**TASK TO COMPLETE:**
From the listing below, pull out all lines with "this" in them.

**DATASET ROWS:**
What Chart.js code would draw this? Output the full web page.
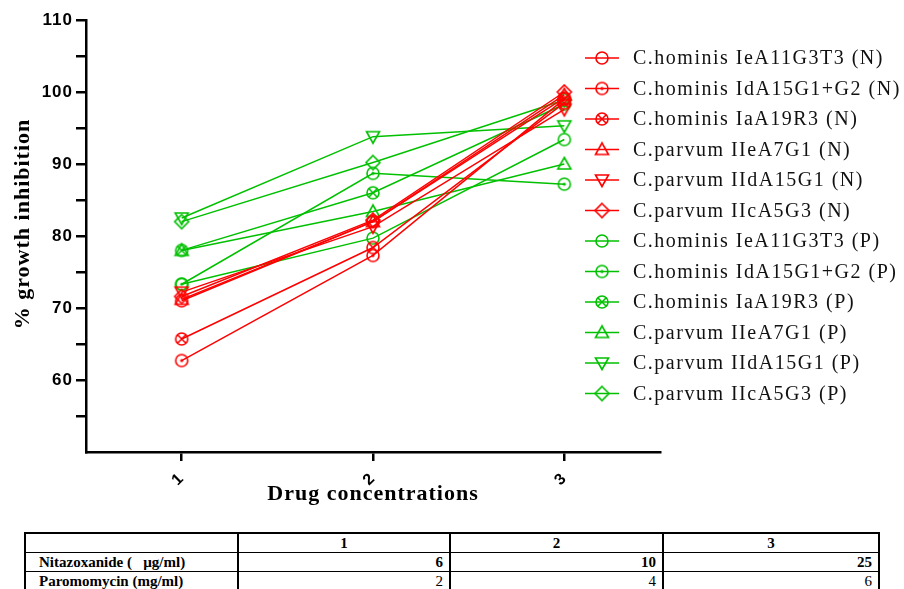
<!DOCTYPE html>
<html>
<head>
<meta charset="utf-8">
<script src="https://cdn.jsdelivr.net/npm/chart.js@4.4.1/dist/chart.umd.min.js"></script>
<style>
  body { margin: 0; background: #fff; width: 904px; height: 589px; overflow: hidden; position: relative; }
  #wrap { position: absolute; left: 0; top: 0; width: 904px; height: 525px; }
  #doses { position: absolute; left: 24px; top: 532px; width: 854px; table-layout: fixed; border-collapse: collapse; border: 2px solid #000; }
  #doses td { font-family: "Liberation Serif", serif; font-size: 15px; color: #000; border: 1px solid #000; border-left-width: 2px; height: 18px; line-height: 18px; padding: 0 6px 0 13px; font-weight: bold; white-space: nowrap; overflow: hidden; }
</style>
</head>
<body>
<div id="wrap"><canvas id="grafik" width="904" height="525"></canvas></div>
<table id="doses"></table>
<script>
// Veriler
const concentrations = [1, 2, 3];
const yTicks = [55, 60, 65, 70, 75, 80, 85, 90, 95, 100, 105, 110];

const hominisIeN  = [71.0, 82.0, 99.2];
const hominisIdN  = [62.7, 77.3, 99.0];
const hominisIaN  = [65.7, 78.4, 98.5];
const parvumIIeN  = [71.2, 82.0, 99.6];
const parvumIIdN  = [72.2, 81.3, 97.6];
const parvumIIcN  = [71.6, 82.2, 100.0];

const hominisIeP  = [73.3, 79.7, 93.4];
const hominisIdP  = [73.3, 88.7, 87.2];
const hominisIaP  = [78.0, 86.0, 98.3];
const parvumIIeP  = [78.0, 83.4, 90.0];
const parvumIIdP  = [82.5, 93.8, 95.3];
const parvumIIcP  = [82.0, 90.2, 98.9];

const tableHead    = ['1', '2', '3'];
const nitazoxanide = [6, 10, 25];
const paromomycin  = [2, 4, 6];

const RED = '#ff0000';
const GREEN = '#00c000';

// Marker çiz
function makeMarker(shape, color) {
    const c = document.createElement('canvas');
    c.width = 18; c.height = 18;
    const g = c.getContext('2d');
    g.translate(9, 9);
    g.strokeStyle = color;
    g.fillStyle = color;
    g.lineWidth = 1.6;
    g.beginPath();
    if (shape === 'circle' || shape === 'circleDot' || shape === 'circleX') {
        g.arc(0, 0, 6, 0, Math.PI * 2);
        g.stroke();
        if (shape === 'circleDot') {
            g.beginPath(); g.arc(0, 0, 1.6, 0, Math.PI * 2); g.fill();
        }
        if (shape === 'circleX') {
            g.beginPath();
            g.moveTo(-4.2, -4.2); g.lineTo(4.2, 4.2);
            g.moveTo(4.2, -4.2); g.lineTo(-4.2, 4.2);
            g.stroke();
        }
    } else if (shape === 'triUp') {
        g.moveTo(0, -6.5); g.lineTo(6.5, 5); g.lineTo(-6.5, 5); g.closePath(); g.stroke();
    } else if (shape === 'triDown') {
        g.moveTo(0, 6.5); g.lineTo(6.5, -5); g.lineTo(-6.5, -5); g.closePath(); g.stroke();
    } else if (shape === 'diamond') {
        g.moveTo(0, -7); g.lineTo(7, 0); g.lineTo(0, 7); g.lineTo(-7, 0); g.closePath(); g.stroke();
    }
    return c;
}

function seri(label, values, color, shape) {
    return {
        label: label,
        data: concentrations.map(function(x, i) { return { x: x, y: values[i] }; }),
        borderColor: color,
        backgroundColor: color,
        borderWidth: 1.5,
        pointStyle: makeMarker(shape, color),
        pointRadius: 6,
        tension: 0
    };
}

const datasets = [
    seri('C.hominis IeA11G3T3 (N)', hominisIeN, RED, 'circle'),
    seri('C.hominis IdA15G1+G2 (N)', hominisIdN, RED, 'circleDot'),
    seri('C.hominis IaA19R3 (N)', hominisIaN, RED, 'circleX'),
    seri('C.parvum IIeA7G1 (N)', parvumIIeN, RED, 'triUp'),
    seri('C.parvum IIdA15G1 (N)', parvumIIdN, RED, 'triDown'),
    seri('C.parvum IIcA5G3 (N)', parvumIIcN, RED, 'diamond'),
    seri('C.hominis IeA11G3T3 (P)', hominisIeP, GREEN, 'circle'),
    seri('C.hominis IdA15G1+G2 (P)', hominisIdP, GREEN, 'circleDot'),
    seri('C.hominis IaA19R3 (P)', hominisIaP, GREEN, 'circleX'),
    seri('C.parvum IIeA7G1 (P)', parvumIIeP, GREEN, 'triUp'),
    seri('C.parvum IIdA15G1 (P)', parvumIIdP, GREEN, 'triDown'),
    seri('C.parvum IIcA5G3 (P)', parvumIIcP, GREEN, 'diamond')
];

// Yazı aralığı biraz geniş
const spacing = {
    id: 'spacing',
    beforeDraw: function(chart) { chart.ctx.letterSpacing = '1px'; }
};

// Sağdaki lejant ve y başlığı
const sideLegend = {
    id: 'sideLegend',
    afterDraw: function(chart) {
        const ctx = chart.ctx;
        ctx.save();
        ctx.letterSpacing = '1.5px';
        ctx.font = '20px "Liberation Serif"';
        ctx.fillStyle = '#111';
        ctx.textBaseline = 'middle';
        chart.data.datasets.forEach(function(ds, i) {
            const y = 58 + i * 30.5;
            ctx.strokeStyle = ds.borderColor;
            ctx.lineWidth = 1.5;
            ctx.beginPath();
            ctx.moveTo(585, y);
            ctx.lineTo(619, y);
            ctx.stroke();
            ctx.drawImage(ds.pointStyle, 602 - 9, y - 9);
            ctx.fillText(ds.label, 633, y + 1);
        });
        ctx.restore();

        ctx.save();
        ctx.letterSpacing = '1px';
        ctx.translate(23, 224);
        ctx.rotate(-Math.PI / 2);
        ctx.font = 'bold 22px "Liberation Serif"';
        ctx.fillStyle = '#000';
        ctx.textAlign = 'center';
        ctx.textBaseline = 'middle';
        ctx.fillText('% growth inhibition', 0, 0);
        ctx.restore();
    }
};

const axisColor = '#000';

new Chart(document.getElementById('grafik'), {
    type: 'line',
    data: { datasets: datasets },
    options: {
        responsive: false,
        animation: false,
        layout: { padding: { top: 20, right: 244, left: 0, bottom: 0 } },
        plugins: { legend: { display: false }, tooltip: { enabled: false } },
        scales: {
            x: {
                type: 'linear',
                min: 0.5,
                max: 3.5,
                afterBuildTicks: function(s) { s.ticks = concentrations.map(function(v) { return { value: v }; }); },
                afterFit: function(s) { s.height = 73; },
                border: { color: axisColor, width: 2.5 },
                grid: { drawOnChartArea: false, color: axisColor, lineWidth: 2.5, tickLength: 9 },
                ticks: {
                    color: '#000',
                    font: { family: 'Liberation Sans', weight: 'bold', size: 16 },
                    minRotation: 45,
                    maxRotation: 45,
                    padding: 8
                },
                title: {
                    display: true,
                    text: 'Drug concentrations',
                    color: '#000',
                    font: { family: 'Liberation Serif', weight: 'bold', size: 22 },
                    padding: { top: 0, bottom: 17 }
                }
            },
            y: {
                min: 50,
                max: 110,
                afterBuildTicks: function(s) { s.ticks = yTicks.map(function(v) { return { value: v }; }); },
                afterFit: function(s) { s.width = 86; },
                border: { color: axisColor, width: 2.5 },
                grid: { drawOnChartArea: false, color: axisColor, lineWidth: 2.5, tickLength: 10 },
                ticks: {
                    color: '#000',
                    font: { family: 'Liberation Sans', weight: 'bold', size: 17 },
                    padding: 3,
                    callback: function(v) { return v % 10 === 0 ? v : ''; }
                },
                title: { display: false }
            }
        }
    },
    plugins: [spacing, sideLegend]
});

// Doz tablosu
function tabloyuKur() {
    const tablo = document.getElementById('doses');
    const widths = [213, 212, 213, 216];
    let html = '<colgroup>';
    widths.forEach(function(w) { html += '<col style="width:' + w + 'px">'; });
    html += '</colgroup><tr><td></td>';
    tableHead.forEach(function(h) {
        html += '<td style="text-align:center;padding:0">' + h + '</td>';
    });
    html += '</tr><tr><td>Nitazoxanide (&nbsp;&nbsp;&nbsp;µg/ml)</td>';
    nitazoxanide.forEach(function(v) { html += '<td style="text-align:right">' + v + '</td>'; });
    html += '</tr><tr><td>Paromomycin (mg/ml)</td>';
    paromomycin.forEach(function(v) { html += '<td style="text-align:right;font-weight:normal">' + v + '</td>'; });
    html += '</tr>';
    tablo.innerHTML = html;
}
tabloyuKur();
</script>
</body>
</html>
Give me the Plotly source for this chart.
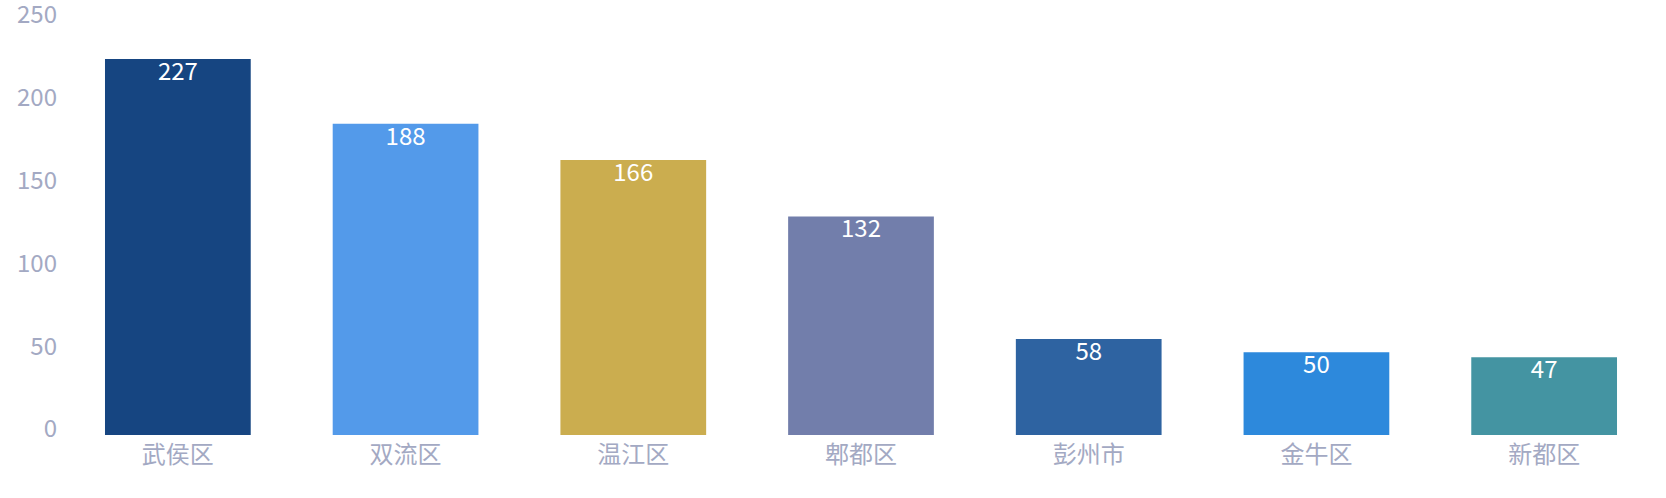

**OUTPUT OF THE EXERCISE:**
What Chart.js code would draw this? Output the full web page.
Give me the Plotly source for this chart.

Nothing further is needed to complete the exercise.